Running along Cable Beach very early this morning I passed a couple who carried small plastic bags of a primrose colour. The two peered and bent repeatedly, picking up small items unseen and popping them into their yellow bags. I’d seen people at this before, collecting pippis, also known as cockles. Some collect them for bait (whiting love them) while others eat them cooked in garlic and herbs and wine. I sang to myself as I ran one of the old songs Dad used to sing with us kids as we travelled by boat or by car:
She was a fishmonger
And sure ’twas no wonder
For so were her mother
And father before
She wheeled her wheel barrow
Through streets broad and narrow
Crying, ‘Cockles and muscles
Alive, alive O…’
I ran a long way before retracing my steps. On the return I passed the cockle collectors. I changed course to inspect their catch. ‘Are these to feed you or to feed the fish?’
‘They would have fed the fish, but not now,’ said the woman, a person in her early sixties, her skin fair beneath her tan. ‘Take a look.’ I looked into the bulging bag she held: no pippis, just sandy cigarette butts, scores of them. Her husband held his bag open. More butts, many more.

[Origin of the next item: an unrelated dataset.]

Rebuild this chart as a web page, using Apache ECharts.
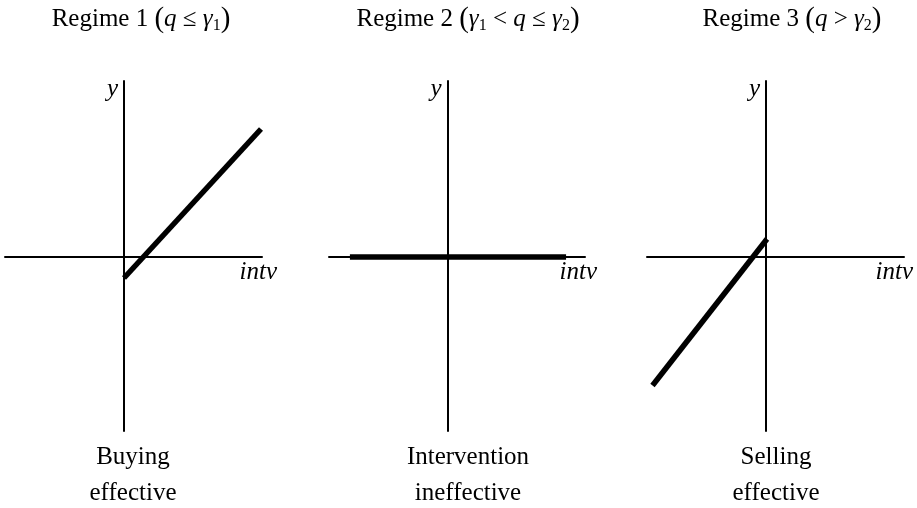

‘He collected 160 of them today,’ said the woman, ‘Same number yesterday.’ I stood and mused for a bit. The woman explained: ‘People sit on the beach and smoke and drop their butts on the sand. Later the incoming tide washes the butts out to sea where fishes see them and take them for food. After a fish swallows a butt it swells up in the belly of the fish and the fish suffers and dies.’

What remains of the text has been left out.